De productiewaarde van de Nederlandse levensmiddelenindustrie is in 2023 gestegen tot 114,4 miljard euro. Dat blijkt uit de jaarlijkse Monitor Levensmiddelenindustrie van Federatie Nederlandse Levensmiddelen Industrie (FNLI). Met bijna een vijfde van de totale Nederlandse industriële productiewaarde, is de levensmiddelenindustrie daarmee de grootste deelsector binnen de industriële sector. Daarnaast stegen ook de toegevoegde waarde en de werkgelegenheid. Klimaatverandering, beschikbaarheid van grondstoffen en geopolitieke spanningen zorgen steeds meer voor verandering van ons agrofoodsysteem. 

Ook tijdens de recente turbulente jaren, gekend door onder meer een sterke inflatie, heeft de sector aangetoond een zeer stabiele factor in de Nederlandse economie te zijn. Waar de algemene inflatie enigszins gestabiliseerd is, zorgen de accijnsverhoging voor dranken en de verhoogde verbruiksbelasting op alcoholvrije dranken sinds januari dit jaar voor een belangrijk deel voor gestegen prijzen van voedingsmiddelen. Nederlandse huishoudens betaalden – als gevolg van de inflatie en gestegen grondstofprijzen – in het afgelopen jaar weliswaar meer voor (bewerkte) levensmiddelen dan in de jaren daarvoor, de (voor koopkracht gecorrigeerde) gemiddelde prijzen  voor voedingsmiddelen en non-alcoholische dranken waren in Nederland in 2023 echter het laagst van alle Europese landen.1 

Prijzen van boodschappen zullen hoogstwaarschijnlijk niet terugkeren naar het niveau van voor 2021. Druk op de koopkracht van consumenten blijft voor voedingsmiddelenfabrikanten daarom een belangrijke factor om rekening mee te houden. De sector zal haar maatschappelijke verantwoordelijkheid hier ook blijven nemen door samen met alle ketenpartners ervoor te zorgen dat boodschappen betaalbaar gehouden worden voor de consument. 
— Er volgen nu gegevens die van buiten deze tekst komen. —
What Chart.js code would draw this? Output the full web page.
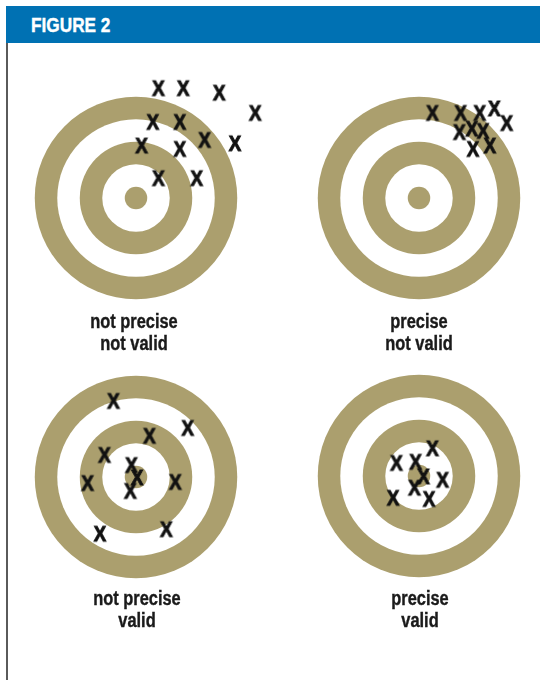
<!DOCTYPE html>
<html>
<head>
<meta charset="utf-8">
<script src="https://cdn.jsdelivr.net/npm/chart.js@4/dist/chart.umd.min.js"></script>
<style>
  html, body { margin: 0; padding: 0; background: #fff; width: 540px; height: 680px; overflow: hidden; }
  body { position: relative; font-family: "Liberation Sans", Arial, sans-serif; }
  .header { position: absolute; left: 6px; top: 6px; width: 534px; height: 37px; background: #0071b3; }
  .header span { position: absolute; left: 25px; top: 0; color: #fff; font-weight: bold; font-size: 21px; line-height: 38px;
                 transform: scaleX(0.82); transform-origin: 0 50%; -webkit-text-stroke: 0.4px #fff; white-space: nowrap; }
  .rule { position: absolute; left: 6px; top: 43px; width: 2px; height: 637px; background: #5a5a5a; }
  canvas { position: absolute; }
  .label { position: absolute; width: 200px; text-align: center; font-weight: bold; font-size: 20px; line-height: 22px; color: #1a1a1a;
           transform: scaleX(0.82); transform-origin: 50% 0; -webkit-text-stroke: 0.4px #1a1a1a; }
</style>
</head>
<body>
<div class="header"><span>FIGURE 2</span></div>
<div class="rule"></div>

<canvas id="t1" width="270" height="270" style="left:1px;top:63px"></canvas>
<canvas id="t2" width="270" height="270" style="left:284px;top:63px"></canvas>
<canvas id="t3" width="270" height="270" style="left:1px;top:342px"></canvas>
<canvas id="t4" width="270" height="270" style="left:284px;top:341px"></canvas>

<div class="label" id="l1" style="left:34px;top:310px"></div>
<div class="label" id="l2" style="left:319px;top:310px"></div>
<div class="label" id="l3" style="left:37px;top:587px"></div>
<div class="label" id="l4" style="left:320px;top:587px"></div>

<script>
// ring radii of each target, in target units (outer band to centre dot)
const ringRadii = [9, 7, 5, 3, 1];

// hit positions relative to the target centre, in target units
const notPreciseNotValid = [
  {x: 2.0, y: 9.8}, {x: 4.2, y: 9.8}, {x: 7.4, y: 9.4}, {x: 10.6, y: 7.6},
  {x: 1.5, y: 6.8}, {x: 3.9, y: 6.8}, {x: 0.5, y: 4.7}, {x: 3.9, y: 4.4},
  {x: 6.1, y: 5.2}, {x: 8.8, y: 4.9}, {x: 2.0, y: 1.8}, {x: 5.4, y: 1.8}
];
const preciseNotValid = [
  {x: 1.2, y: 7.6}, {x: 3.7, y: 7.6}, {x: 5.4, y: 7.6}, {x: 6.7, y: 8.0},
  {x: 7.8, y: 6.7}, {x: 3.6, y: 5.9}, {x: 4.7, y: 6.2}, {x: 5.7, y: 6.0},
  {x: 4.8, y: 4.4}, {x: 6.3, y: 4.7}
];
const notPreciseValid = [
  {x: -2.0, y: 6.8}, {x: 4.6, y: 4.4}, {x: 1.2, y: 3.7}, {x: -2.8, y: 2.0},
  {x: -4.3, y: -0.5}, {x: -0.4, y: 1.1}, {x: 0.1, y: 0.0}, {x: -0.5, y: -1.2},
  {x: 3.5, y: -0.4}, {x: -3.2, y: -5.0}, {x: 2.7, y: -4.6}
];
const preciseValid = [
  {x: 1.2, y: 2.5}, {x: -2.0, y: 1.2}, {x: -0.3, y: 1.3}, {x: 0.4, y: 0.0},
  {x: 2.1, y: -0.3}, {x: -0.4, y: -1.0}, {x: -2.3, y: -1.9}, {x: 0.9, y: -2.0}
];

const labels = [
  ["not precise", "not valid"],
  ["precise", "not valid"],
  ["not precise", "valid"],
  ["precise", "valid"]
];

const TAN = "#ab9f6e";

// bold condensed "X" glyph used as the point style
function makeMark() {
  const c = document.createElement("canvas");
  c.width = 18; c.height = 22;
  const g = c.getContext("2d");
  g.fillStyle = "#111";
  g.strokeStyle = "#111";
  g.lineWidth = 1;
  g.font = 'bold 22px "Liberation Sans", Arial, sans-serif';
  g.textAlign = "center";
  const m = g.measureText("X");
  const h = m.actualBoundingBoxAscent + m.actualBoundingBoxDescent;
  g.translate(9, 0);
  g.scale(0.85, 1);
  const base = 11 + h / 2 - m.actualBoundingBoxDescent;
  g.fillText("X", 0, base);
  g.strokeText("X", 0, base);
  return c;
}
const mark = makeMark();

const ringsPlugin = {
  id: "rings",
  beforeDatasetsDraw(chart) {
    const {x, y} = chart.scales;
    const ctx = chart.ctx;
    const cx = x.getPixelForValue(0);
    const cy = y.getPixelForValue(0);
    const unit = x.getPixelForValue(1) - cx;
    ctx.save();
    ringRadii.forEach((r, i) => {
      ctx.beginPath();
      ctx.arc(cx, cy, r * unit, 0, Math.PI * 2);
      ctx.fillStyle = i % 2 === 0 ? TAN : "#ffffff";
      ctx.fill();
    });
    ctx.restore();
  }
};

function drawTarget(id, points) {
  const ctx = document.getElementById(id).getContext("2d");
  new Chart(ctx, {
    type: "scatter",
    data: {
      datasets: [{
        data: points,
        pointStyle: mark,
        pointRadius: 7,
        pointHoverRadius: 7
      }]
    },
    options: {
      responsive: false,
      animation: false,
      layout: { padding: 0, autoPadding: false },
      plugins: { legend: { display: false }, tooltip: { enabled: false } },
      scales: {
        x: { type: "linear", min: -12, max: 12, display: false },
        y: { type: "linear", min: -12, max: 12, display: false }
      }
    },
    plugins: [ringsPlugin]
  });
}

drawTarget("t1", notPreciseNotValid);
drawTarget("t2", preciseNotValid);
drawTarget("t3", notPreciseValid);
drawTarget("t4", preciseValid);

labels.forEach((lines, i) => {
  document.getElementById("l" + (i + 1)).innerHTML = lines.join("<br>");
});
</script>
</body>
</html>
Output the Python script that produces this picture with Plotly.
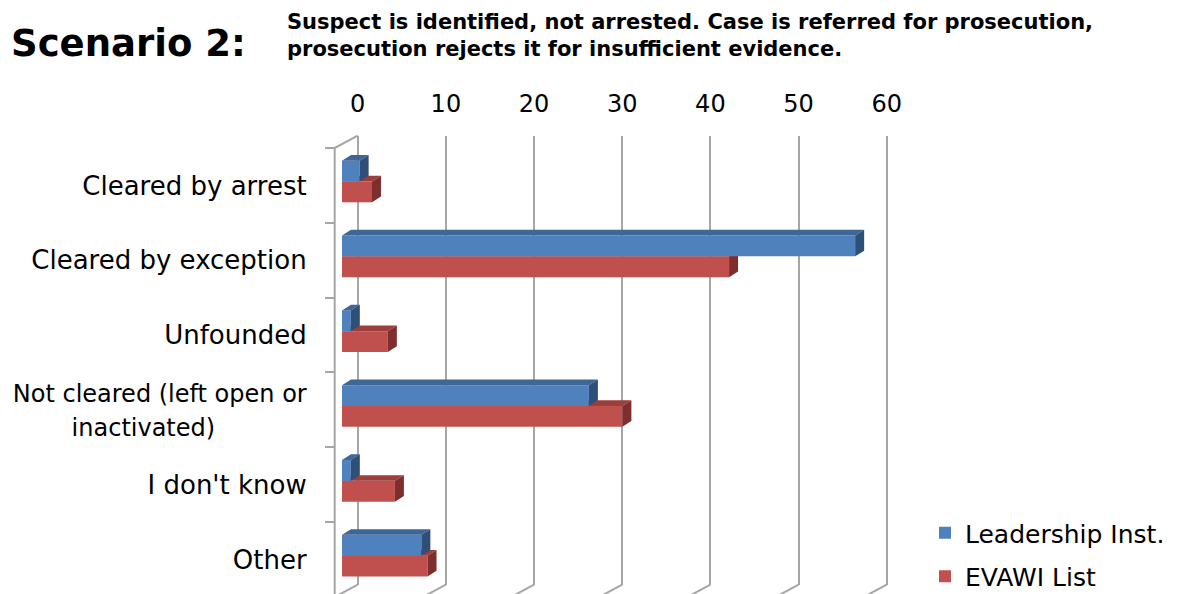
import plotly.graph_objects as go

# ---- data -------------------------------------------------------------
categories = [
    "Cleared by arrest",
    "Cleared by exception",
    "Unfounded",
    "Not cleared (left open or<br>inactivated)" + "\u00a0" * 12,
    "I don't know",
    "Other",
]
series_names = ["Leadership Inst.", "EVAWI List"]
leadership = [2.0, 58.2, 1.0, 28.0, 1.0, 9.0]
evawi = [3.4, 43.9, 5.2, 31.8, 6.0, 9.7]
value_ticks = [0, 10, 20, 30, 40, 50, 60]

title_text = "Scenario 2:"
subtitle_text = ("Suspect is identified, not arrested. Case is referred for prosecution,<br>"
                 "prosecution rejects it for insufficient evidence.")

# ---- geometry (pixels) -----------------------------------------------
W, H = 1179, 594
ML, MR, MT, MB = 300, 250, 120, 0
PW, PH = W - ML - MR, H - MT - MB

UNIT = 8.817          # px per value unit
BAND = 74.83          # px per category band
FRONT_X0 = 334.7      # value 0 on the front edge of the side wall
FRONT_TOP = 148.0     # top of the first band on the front edge
WALL_DX, WALL_DY = 23.0, -12.3     # depth of the chart box
BAR_OFF_DX, BAR_OFF_DY = 7.3, -3.9  # bar front plane inside the box
BAR_DX, BAR_DY = 9.0, -5.7          # bar depth
BAR_H = 20.8
PAD = 0.3             # small overhang so the end gridlines stay inside the range

FONT = "DejaVu Sans"
LABEL_SIZE = 26
LONG_LABEL_SIZE = 24  # two-line label is set a little smaller so it fits the page
GRID = "#A6A6A6"
BLUE = dict(front="#4F81BD", top="#3E6696", side="#2E4F78")
RED = dict(front="#C0504D", top="#9C3E3B", side="#7E2F2D")


def fx(px):
    return (px - ML) / PW


def fy(py):
    return (H - MB - py) / PH


def tick_label(text):
    if "<br>" in text:
        return '<span style="font-size:%dpx">%s</span>' % (LONG_LABEL_SIZE, text)
    return text


n = len(categories)
x2_range = [(ML - FRONT_X0) / UNIT, (ML + PW - FRONT_X0) / UNIT]
y2_range = [-0.5 + (MT + PH - FRONT_TOP) / BAND, -0.5 - (FRONT_TOP - MT) / BAND]

bx0 = BAR_OFF_DX / UNIT
bar_w = BAR_H / BAND
ddx, ddy = BAR_DX / UNIT, BAR_DY / BAND
wdx, wdy = WALL_DX / UNIT, WALL_DY / BAND
shift = BAR_OFF_DY / BAND
vmin, vmax = value_ticks[0], value_ticks[-1]

fig = go.Figure()

# ---- box edges (side wall / floor) ------------------------------------
edge_x, edge_y = [], []
edge_x += [0, 0, None, 0, wdx, None]
edge_y += [n - 0.5, -0.5, None, -0.5, -0.5 + wdy, None]
for v in value_ticks:
    edge_x += [v, v + wdx, None]
    edge_y += [n - 0.5, n - 0.5 + wdy, None]
fig.add_trace(go.Scatter(x=edge_x, y=edge_y, mode="lines", xaxis="x2", yaxis="y2",
                         line=dict(color=GRID, width=2), showlegend=False,
                         hoverinfo="skip", zorder=0))

# placeholder trace so the back-wall axes get drawn
fig.add_trace(go.Scatter(x=[None], y=[None], xaxis="x", yaxis="y",
                         showlegend=False, hoverinfo="skip"))


def faces(values, offset):
    tx, ty, sx, sy = [], [], [], []
    for i, v in enumerate(values):
        x0, x1 = bx0, bx0 + v
        yt = i + offset
        yb = yt + bar_w
        tx += [x0, x1, x1 + ddx, x0 + ddx, x0, None]
        ty += [yt, yt, yt + ddy, yt + ddy, yt, None]
        sx += [x1, x1 + ddx, x1 + ddx, x1, x1, None]
        sy += [yt, yt + ddy, yb + ddy, yb, yt, None]
    return tx, ty, sx, sy


# red series first (lower bar of each pair), blue drawn over it
series = [
    (series_names[1], evawi, shift, RED, 1, 1, 2),
    (series_names[0], leadership, shift - bar_w, BLUE, 2, 3, 1),
]
for name, vals, off, col, zbar, zface, rank in series:
    tx, ty, sx, sy = faces(vals, off)
    fig.add_trace(go.Bar(
        orientation="h", y=list(range(n)), x=vals, base=bx0, offset=off, width=bar_w,
        marker=dict(color=col["front"], line=dict(width=0)), name=name,
        xaxis="x2", yaxis="y2", legendrank=rank, legendgroup=name, zorder=zbar,
        hoverinfo="skip"))
    for px_, py_, c in ((tx, ty, col["top"]), (sx, sy, col["side"])):
        fig.add_trace(go.Scatter(x=px_, y=py_, mode="lines", fill="toself", fillcolor=c,
                                 line=dict(width=0, color=c), xaxis="x2", yaxis="y2",
                                 showlegend=False, hoverinfo="skip", zorder=zface))

back_left = FRONT_X0 + WALL_DX
fig.update_layout(
    width=W, height=H,
    margin=dict(l=ML, r=MR, t=MT, b=MB, pad=0, autoexpand=False),
    paper_bgcolor="white", plot_bgcolor="rgba(0,0,0,0)",
    barmode="overlay", hovermode=False,
    font=dict(family=FONT, color="#000000"),
    xaxis=dict(domain=[fx(back_left + (vmin - PAD) * UNIT), fx(back_left + (vmax + PAD) * UNIT)],
               range=[vmin - PAD, vmax + PAD], anchor="y", side="top", tickvals=value_ticks,
               showgrid=True, gridcolor=GRID, gridwidth=2, zeroline=False,
               showline=True, linecolor=GRID, linewidth=2, ticks="", automargin=False,
               tickfont=dict(size=24, family=FONT), ticklabelstandoff=12),
    yaxis=dict(domain=[fy(FRONT_TOP + WALL_DY + n * BAND), fy(FRONT_TOP + WALL_DY)],
               range=[0, 1], anchor="x", visible=False),
    xaxis2=dict(domain=[0, 1], range=x2_range, anchor="y2", visible=False),
    yaxis2=dict(domain=[0, 1], range=y2_range, anchor="free", position=fx(FRONT_X0),
                tickvals=list(range(n)), ticktext=[tick_label(c) for c in categories],
                ticks="", automargin=False,
                showgrid=False, zeroline=False, showline=False,
                minor=dict(tickvals=[i - 0.5 for i in range(n + 1)], ticks="outside",
                           ticklen=10, tickwidth=2, tickcolor=GRID, showgrid=False),
                tickfont=dict(size=LABEL_SIZE, family=FONT), ticklabelstandoff=28),
    legend=dict(x=fx(925), y=fy(510), xanchor="left", yanchor="top",
                font=dict(size=25, family=FONT), traceorder="grouped",
                tracegroupgap=8, bgcolor="rgba(0,0,0,0)"),
    annotations=[
        dict(text="<b>" + title_text + "</b>", xref="paper", yref="paper",
             x=fx(9), y=fy(44), xanchor="left", yanchor="middle", showarrow=False,
             font=dict(size=37, family=FONT)),
        dict(text="<b>" + subtitle_text + "</b>", xref="paper", yref="paper",
             x=fx(285), y=fy(35), xanchor="left", yanchor="middle", showarrow=False,
             align="left", font=dict(size=21, family=FONT)),
    ],
)

fig.write_html("out.html")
Vertrouwen in de toekomst, maar onzekerheden vragen om meer ruimte voor innoverend ondernemerschap

Onzekerheden zoals de beschikbaarheid van grondstoffen en energie, een veranderend klimaat, stijgende loonkosten en complexe wet- en regelgeving, dagen voedingsmiddelenbedrijven uit om slim om te gaan met risico’s en meer ruimte te geven aan innoverend ondernemerschap. Energie- en verbruiksbelastingen verhogen daarnaast de druk op prijzen en tonen het belang van een gelijk speelveld met de landen om ons heen. Zeker in tijden van schaarste is het belangrijk dat bedrijven concurrerend blijven. 

Directeur van FNLI Cees-Jan Adema: “Onzekerheden op de grondstoffenmarkt, bijvoorbeeld door misoogsten, zullen steeds vaker tot hogere prijzen leiden. Die prijsdruk vraagt van producenten nog meer innovatiekracht en daarvoor moet er meer ruimte komen voor ondernemerschap. Onder andere door kritisch te kijken naar de regeldruk; nu belemmert de steeds toenemende administratieve lastendruk de innovatieve slagkracht van ondernemers. Producenten zullen daarnaast moeten blijven zoeken naar een balans tussen investeringen in duurzaamheid en gezondheid enerzijds en houdbare én realistische verkoopprijzen voor de hele keten anderzijds.  Alle partijen in de voedselketen zullen zich in moeten zetten om boodschappen voor iedereen betaalbaar te houden. Maar dat betekent niet dat we ons voortdurend moeten blijven fixeren op de allerlaagste prijs. Dat kan niet als we duurzaamheidsinspanningen eerlijk willen vergoeden.”